I went out for a few drinks with my friend, Summer on Saturday night. We ended up in a club surrounded wall to wall with young people. Everywhere we looked, there were tight, wrinkle-free skinned, pert boobed, energetic youngsters. We both felt so old and out of place and soon left to find a nice quiet pub. Yesterday, I attended a hospital appointment for my weak bladder. As I sat in the waiting room, I looked around and found myself staring at a room full of wrinkled, grey-haired, nappy wearing oldies and I felt so young and out of place, except I clearly wasn’t or I wouldn’t have been there. (I don’t wear a nappy. Yet.)
I woke this morning feeling shit. I thought about Saturday night and I thought about my children and I realised that life is just starting for all of them.

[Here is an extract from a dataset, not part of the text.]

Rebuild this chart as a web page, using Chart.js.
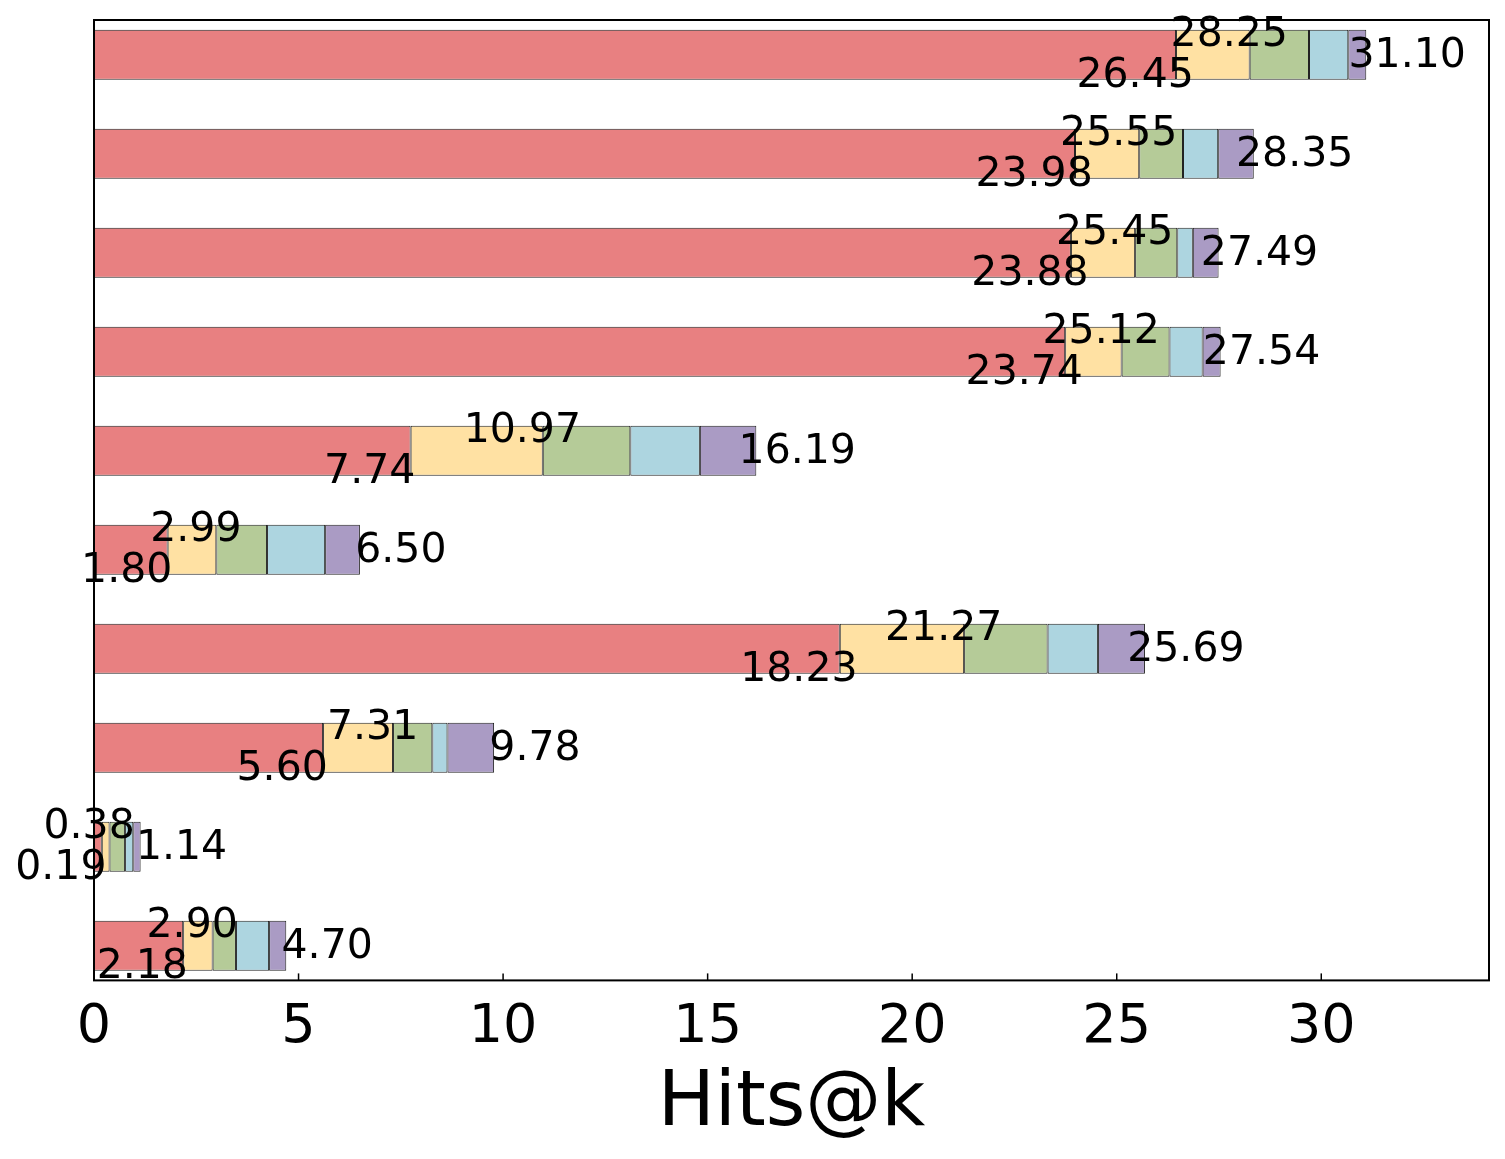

Ahead for my kids and all those that were out on Saturday night is fun, laughter, dancing, love, children, work, career, holidays, family and whatever else they can fill their 20s and 30s with. That ship for me has sailed. I can’t see what I have to look forward to.

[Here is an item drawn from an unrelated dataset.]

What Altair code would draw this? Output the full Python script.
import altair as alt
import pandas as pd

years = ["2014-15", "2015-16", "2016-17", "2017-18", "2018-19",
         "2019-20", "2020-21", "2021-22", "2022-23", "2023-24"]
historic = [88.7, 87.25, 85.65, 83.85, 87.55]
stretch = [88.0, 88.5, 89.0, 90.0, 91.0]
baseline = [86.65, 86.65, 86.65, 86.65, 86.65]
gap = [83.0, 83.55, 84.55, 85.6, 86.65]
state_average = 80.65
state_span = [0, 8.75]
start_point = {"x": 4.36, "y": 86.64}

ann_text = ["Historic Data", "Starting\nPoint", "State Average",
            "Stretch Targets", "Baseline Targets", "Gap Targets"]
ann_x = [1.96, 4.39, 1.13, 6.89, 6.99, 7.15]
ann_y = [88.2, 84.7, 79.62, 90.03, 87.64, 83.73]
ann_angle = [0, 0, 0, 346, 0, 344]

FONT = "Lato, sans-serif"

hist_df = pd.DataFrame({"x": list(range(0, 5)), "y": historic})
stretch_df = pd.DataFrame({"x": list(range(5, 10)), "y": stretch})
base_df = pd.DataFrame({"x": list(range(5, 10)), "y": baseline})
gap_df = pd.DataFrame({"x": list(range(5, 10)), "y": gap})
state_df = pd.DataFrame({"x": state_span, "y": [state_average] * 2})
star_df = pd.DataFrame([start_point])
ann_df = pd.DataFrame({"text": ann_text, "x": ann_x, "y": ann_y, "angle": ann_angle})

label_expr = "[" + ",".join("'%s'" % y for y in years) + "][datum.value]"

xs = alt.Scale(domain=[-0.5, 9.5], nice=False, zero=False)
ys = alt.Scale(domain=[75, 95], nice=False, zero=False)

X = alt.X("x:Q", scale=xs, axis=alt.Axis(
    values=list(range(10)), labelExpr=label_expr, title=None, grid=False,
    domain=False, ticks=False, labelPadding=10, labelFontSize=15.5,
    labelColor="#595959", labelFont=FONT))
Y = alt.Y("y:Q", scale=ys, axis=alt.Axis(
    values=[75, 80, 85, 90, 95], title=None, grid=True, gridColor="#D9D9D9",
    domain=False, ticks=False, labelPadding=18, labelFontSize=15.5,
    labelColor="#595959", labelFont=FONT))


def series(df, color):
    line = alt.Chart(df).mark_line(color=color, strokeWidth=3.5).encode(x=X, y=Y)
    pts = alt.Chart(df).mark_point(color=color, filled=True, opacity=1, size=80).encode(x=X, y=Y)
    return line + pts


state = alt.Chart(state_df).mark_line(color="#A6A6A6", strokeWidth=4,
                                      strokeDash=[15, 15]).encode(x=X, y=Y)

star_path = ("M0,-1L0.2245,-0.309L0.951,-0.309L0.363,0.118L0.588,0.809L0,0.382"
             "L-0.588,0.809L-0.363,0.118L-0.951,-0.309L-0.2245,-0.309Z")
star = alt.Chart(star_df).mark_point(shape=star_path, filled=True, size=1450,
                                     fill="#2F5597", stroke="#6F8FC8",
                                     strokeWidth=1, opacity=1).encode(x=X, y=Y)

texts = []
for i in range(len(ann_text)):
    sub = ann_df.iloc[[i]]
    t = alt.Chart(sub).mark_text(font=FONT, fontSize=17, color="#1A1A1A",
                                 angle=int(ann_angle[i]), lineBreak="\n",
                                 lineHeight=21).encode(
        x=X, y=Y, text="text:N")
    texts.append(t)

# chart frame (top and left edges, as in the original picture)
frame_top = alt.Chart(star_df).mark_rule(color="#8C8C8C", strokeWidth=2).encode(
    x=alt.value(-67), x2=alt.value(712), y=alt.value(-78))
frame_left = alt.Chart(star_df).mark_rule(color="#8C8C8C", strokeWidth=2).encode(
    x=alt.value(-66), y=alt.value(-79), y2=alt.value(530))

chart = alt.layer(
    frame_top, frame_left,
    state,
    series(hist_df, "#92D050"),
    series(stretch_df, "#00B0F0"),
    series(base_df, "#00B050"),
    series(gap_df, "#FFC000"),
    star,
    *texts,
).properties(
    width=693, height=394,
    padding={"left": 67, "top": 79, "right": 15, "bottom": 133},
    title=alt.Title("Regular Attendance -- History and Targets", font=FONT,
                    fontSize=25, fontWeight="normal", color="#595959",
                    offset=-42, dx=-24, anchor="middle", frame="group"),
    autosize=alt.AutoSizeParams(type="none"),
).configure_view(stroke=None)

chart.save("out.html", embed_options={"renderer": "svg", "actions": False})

The kids are going to leave home, I’m not going to have more children, by choice as much as age. I fail when it comes to love or men so it’s probably best not to even bother. I feel too old to start anything new, I have no confidence to begin anything, I have no money, I don’t even own my own home and I have very few prospects. I just can’t see where my life is going to head and how I can be happy when the future looks so bleak and murky.
I spent the entire day feeling miserable and hopeless about the future and the only thing remotely interesting or different about my day was having to get an almost bald tyre changed. Is this, and pissy pants, what my life has become? Is this all that I’m going to have to look forward to?